__Dataset excerpt__

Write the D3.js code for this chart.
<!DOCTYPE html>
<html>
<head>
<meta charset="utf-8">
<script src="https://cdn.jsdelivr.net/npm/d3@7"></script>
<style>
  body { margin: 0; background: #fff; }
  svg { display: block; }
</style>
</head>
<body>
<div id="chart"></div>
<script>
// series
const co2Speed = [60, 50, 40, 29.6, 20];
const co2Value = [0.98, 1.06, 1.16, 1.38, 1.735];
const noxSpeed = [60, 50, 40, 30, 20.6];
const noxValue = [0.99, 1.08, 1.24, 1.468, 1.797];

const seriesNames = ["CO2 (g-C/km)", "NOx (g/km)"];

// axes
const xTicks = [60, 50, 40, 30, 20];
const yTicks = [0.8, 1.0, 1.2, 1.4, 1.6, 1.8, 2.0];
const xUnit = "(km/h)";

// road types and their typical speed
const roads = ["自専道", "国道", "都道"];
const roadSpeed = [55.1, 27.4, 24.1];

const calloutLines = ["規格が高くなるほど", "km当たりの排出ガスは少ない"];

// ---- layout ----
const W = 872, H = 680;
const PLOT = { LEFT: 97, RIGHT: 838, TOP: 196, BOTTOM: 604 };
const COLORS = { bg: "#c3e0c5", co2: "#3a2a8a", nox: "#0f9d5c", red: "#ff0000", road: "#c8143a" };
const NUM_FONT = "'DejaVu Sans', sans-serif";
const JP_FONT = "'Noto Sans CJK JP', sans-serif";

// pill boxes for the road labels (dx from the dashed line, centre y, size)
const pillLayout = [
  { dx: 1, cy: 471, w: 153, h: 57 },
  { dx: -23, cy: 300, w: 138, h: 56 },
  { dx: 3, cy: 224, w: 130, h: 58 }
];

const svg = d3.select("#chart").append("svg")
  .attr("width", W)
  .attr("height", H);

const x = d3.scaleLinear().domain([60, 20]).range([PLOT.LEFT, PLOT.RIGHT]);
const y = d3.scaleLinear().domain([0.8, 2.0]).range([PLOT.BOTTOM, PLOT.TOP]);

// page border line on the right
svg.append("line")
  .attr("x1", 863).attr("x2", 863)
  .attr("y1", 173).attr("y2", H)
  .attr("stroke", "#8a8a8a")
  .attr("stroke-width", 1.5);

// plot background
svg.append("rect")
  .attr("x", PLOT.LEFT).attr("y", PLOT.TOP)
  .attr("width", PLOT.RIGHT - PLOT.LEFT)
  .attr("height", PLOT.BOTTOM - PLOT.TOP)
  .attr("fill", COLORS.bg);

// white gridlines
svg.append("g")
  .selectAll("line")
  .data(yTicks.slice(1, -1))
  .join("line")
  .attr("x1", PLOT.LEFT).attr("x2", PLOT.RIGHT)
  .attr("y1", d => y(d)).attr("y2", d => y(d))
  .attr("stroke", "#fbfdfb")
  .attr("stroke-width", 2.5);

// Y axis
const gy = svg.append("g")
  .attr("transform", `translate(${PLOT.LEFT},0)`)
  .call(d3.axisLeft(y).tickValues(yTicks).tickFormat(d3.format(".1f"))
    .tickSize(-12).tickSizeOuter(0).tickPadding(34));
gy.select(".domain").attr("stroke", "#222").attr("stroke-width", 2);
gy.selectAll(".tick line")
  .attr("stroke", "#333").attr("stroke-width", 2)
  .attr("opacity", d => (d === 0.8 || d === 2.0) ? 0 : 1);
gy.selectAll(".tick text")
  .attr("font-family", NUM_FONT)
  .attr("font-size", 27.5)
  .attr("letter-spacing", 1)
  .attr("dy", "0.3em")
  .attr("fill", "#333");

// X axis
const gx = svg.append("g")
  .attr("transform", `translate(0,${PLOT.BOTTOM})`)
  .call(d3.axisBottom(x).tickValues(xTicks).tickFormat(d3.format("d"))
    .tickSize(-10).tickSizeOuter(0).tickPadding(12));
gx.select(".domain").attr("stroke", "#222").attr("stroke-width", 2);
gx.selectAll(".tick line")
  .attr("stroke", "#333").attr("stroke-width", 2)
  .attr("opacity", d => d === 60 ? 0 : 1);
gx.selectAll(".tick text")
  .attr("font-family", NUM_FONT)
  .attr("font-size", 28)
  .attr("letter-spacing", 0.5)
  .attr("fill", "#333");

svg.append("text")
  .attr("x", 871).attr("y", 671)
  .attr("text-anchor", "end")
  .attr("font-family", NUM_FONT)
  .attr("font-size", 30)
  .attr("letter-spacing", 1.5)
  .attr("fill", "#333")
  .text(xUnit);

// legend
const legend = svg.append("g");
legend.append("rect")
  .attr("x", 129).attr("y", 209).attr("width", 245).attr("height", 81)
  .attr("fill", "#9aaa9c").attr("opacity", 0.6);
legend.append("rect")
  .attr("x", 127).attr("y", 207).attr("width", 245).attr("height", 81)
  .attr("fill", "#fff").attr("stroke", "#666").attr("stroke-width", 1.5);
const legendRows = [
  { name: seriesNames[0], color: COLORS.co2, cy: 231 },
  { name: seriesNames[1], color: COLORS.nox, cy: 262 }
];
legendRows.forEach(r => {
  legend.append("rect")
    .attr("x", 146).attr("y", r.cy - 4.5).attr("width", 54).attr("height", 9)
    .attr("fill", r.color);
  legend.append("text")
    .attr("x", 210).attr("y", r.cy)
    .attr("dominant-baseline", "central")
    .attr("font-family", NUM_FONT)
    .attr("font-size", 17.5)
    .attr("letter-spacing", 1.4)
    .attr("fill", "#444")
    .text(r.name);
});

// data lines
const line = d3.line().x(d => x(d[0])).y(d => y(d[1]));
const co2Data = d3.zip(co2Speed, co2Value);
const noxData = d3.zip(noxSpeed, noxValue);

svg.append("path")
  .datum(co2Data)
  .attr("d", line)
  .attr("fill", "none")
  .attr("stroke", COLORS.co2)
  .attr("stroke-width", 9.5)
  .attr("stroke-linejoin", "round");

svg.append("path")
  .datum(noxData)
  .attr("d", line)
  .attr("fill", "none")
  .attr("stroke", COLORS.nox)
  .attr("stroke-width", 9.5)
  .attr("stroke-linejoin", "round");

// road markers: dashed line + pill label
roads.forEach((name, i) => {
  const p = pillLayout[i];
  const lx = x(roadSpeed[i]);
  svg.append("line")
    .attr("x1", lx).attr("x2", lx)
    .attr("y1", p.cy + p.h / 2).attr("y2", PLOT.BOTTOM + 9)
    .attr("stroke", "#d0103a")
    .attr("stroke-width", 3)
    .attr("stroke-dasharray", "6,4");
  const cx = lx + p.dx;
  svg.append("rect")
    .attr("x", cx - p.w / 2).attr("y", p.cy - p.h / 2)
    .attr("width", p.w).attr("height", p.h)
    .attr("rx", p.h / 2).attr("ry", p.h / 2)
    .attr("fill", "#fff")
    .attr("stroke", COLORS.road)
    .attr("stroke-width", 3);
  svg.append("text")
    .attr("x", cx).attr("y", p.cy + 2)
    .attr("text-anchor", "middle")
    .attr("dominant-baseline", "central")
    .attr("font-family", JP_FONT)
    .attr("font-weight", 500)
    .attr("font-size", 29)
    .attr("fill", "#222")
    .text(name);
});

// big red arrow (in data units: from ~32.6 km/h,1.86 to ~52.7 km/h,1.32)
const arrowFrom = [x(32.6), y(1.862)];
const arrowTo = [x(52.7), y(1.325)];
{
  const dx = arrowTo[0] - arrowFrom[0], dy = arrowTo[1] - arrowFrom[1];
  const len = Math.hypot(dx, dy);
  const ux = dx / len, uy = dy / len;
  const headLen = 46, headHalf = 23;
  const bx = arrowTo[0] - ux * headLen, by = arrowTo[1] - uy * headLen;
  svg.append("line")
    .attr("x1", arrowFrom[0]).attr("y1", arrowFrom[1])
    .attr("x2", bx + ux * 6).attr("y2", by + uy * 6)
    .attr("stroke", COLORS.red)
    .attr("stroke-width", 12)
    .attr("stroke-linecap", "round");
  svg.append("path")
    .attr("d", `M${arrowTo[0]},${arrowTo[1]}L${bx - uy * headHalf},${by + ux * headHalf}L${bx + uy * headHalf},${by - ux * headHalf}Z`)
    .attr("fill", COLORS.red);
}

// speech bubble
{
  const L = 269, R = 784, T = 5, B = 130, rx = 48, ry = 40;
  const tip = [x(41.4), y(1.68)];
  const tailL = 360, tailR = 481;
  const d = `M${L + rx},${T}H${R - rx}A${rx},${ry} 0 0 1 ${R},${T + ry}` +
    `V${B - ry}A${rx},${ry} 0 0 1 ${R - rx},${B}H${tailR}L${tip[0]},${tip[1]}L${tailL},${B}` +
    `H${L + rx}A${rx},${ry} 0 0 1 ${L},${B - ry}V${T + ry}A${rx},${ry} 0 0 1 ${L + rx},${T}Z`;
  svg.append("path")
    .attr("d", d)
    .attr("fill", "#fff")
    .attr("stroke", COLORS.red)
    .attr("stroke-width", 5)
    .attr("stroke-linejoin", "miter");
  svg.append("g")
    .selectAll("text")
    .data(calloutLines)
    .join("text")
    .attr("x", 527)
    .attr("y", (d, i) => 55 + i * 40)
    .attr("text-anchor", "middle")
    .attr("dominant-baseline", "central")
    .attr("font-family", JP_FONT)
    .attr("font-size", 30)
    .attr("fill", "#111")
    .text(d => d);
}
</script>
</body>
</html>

__Problem to work on__
Report the number of lines that include the string "chart"; return nothing but the count.

__Answer below__
3